When the liquefied natural gas tanker Ribera Del Duero Knutsen left Cheniere Energy Inc.’s Sabine Pass export terminal in Louisiana late Tuesday, it became the 18th ship to depart the terminal in May. That’s the highest monthly total since the first vessel sailed from the facility last year.
Natural gas from American shale basins is flooding the global market, reaching customers from China to the Dominican Republic, and more is on the way as Cheniere prepares to start up a fourth plant at Sabine Pass. The shipments are putting the U.S. on the path to becoming a net gas exporter by next year — a welcome development for the nation’s gas bulls, who need exports to bolster prices as mild weather leaves a stubborn stockpile glut intact.
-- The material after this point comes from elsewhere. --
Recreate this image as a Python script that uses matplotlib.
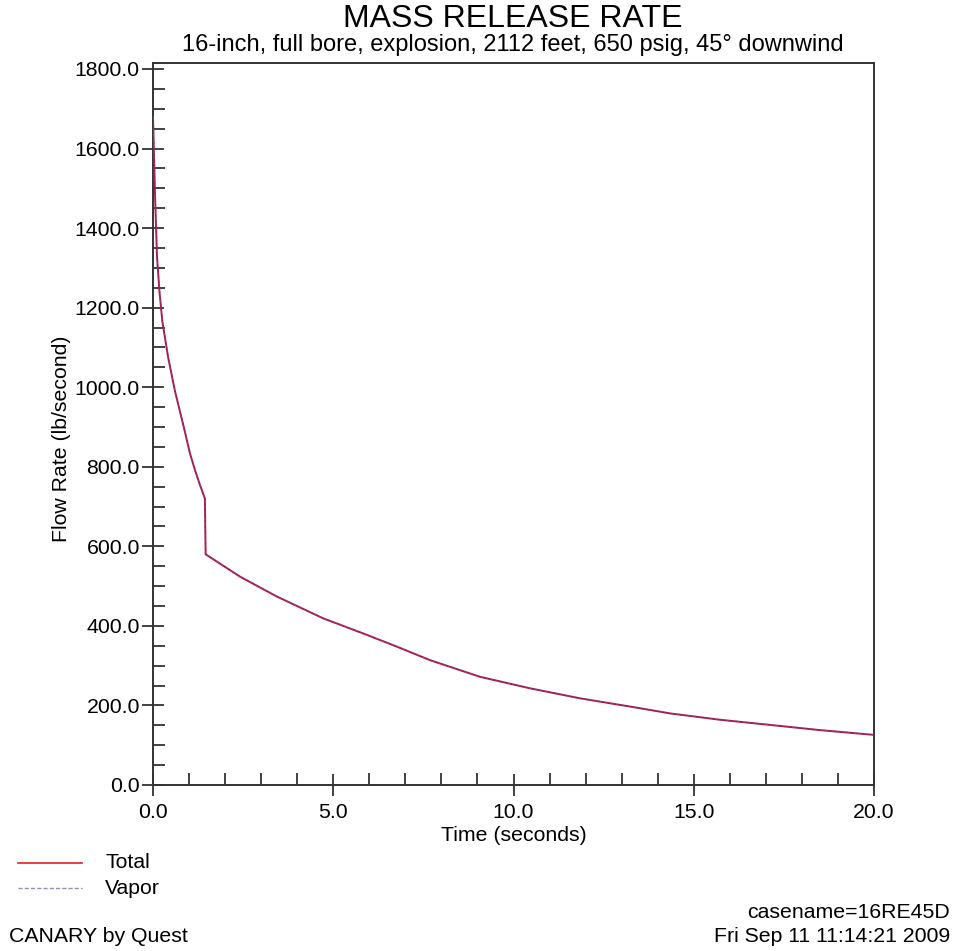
import matplotlib
matplotlib.use("Agg")
import matplotlib.pyplot as plt
from matplotlib.lines import Line2D
from matplotlib.ticker import MultipleLocator, FormatStrFormatter

plt.rcParams['font.family'] = ['Liberation Sans', 'DejaVu Sans']

# Data (time in seconds, flow rate in lb/s)
time = [0.0, 0.055, 0.11, 0.18, 0.26, 0.42, 0.61, 0.84, 1.03, 1.17, 1.30, 1.44,
        1.46, 2.41, 3.43, 4.72, 5.83, 6.76, 7.68, 9.07, 10.46, 11.84,
        13.51, 14.34, 15.73, 17.12, 18.5, 20.0]
total = [1680, 1488, 1330, 1240, 1165, 1075, 990, 905, 832, 790, 755, 720,
         580, 524, 474, 419, 381, 348, 314, 272, 243, 218,
         193, 180, 164, 151, 138, 126]
vapor = list(total)

title = "MASS RELEASE RATE"
subtitle = "16-inch, full bore, explosion, 2112 feet, 650 psig, 45\u00b0 downwind"
xlabel = "Time (seconds)"
ylabel = "Flow Rate (lb/second)"
series_names = ["Total", "Vapor"]

W, H = 956, 951
FS = 15.3
fig = plt.figure(figsize=(W / 100, H / 100), dpi=100)
ax = fig.add_axes([153 / W, 1 - 785 / H, (874 - 153) / W, (785 - 63) / H])

ax.plot(time, total, color='#a3174c', lw=1.4, zorder=3)
ax.plot(time, vapor, color='#8a8ac8', lw=0.8, ls=(0, (3, 2)), alpha=0.25, zorder=4)

ax.set_xlim(0, 20)
ax.set_ylim(0, 1815)
ax.xaxis.set_major_locator(MultipleLocator(5))
ax.xaxis.set_minor_locator(MultipleLocator(1))
ax.yaxis.set_minor_locator(MultipleLocator(50))
ax.xaxis.set_major_formatter(FormatStrFormatter('%.1f'))
ax.yaxis.set_major_formatter(FormatStrFormatter('%.1f'))
ax.set_yticks([v for v in range(0, 1801, 200)])

for s in ax.spines.values():
    s.set_linewidth(1.4)
    s.set_color('#333333')

ax.tick_params(which='major', direction='inout', length=16, width=1.3,
               color='#333333', labelsize=FS, pad=1.5)
ax.tick_params(axis='x', which='major', pad=5)
ax.tick_params(which='minor', direction='in', length=8.5, width=1.3, color='#333333')

ax.set_xlabel(xlabel, fontsize=FS, labelpad=3)
ax.set_ylabel(ylabel, fontsize=FS)
ax.yaxis.set_label_coords((71 - 153) / 721, 0.48)

fig.text(513 / W, 1 - 19 / H, title, ha='center', va='center', fontsize=23)
fig.text(513 / W, 1 - 45 / H, subtitle, ha='center', va='center', fontsize=17)

# legend drawn in figure coordinates
fig.add_artist(Line2D([18 / W, 82 / W], [1 - 863 / H, 1 - 863 / H], color='#e02020', lw=1.2))
fig.add_artist(Line2D([18 / W, 82 / W], [1 - 888 / H, 1 - 888 / H], color='#9090c8',
                      lw=1.0, ls=(0, (3, 1.5))))
fig.text(105 / W, 1 - 863 / H, series_names[0], ha='left', va='center', fontsize=FS)
fig.text(105 / W, 1 - 888 / H, series_names[1], ha='left', va='center', fontsize=FS)

fig.text(9 / W, 1 - 937 / H, "CANARY by Quest", ha='left', va='center', fontsize=FS)
fig.text(950 / W, 1 - 912 / H, "casename=16RE45D", ha='right', va='center', fontsize=FS)
fig.text(950 / W, 1 - 937 / H, "Fri Sep 11 11:14:21 2009", ha='right', va='center', fontsize=FS)

fig.savefig("out.png", dpi=100, facecolor='white')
“The pace of exports is pretty impressive,” Jason Feer, head of business intelligence at ship broker Poten & Partners Inc. in Houston, said in a telephone interview. Cheniere “has been able to place cargoes with relatively little trouble and to a pretty wide variety of customers.”
The reputation that Cheniere is building now as a reliable provider of LNG may help it weather a tougher market over the next few years a global surplus of the fuel balloons, Feer said. While Asia has stepped up imports of U.S. gas since last winter, Mexico and Latin America have also been among the biggest buyers. American cargoes have gone to Egypt, Jordan and the United Arab Emirates, a notable development given that nearby Qatar is the world’s largest LNG exporter.
In Europe, most of the shipments out of Sabine Pass have landed in the southern regions of the continent, from the Iberian peninsula to Italy and Turkey. Ribera Del Duero Knutsen is heading for Portugal, according to vessel tracking data compiled by Bloomberg.
Though Cheniere is currently the only exporter of LNG from the lower 48 states, Dominion Energy Inc. is scheduled to bring its Cove Point export terminal in Maryland online by the end of the year. By 2020, the U.S. is poised to become the world’s third-largest operator of LNG export facilities after Australia and Qatar.
A spokesman for Cheniere couldn’t be reached for comment.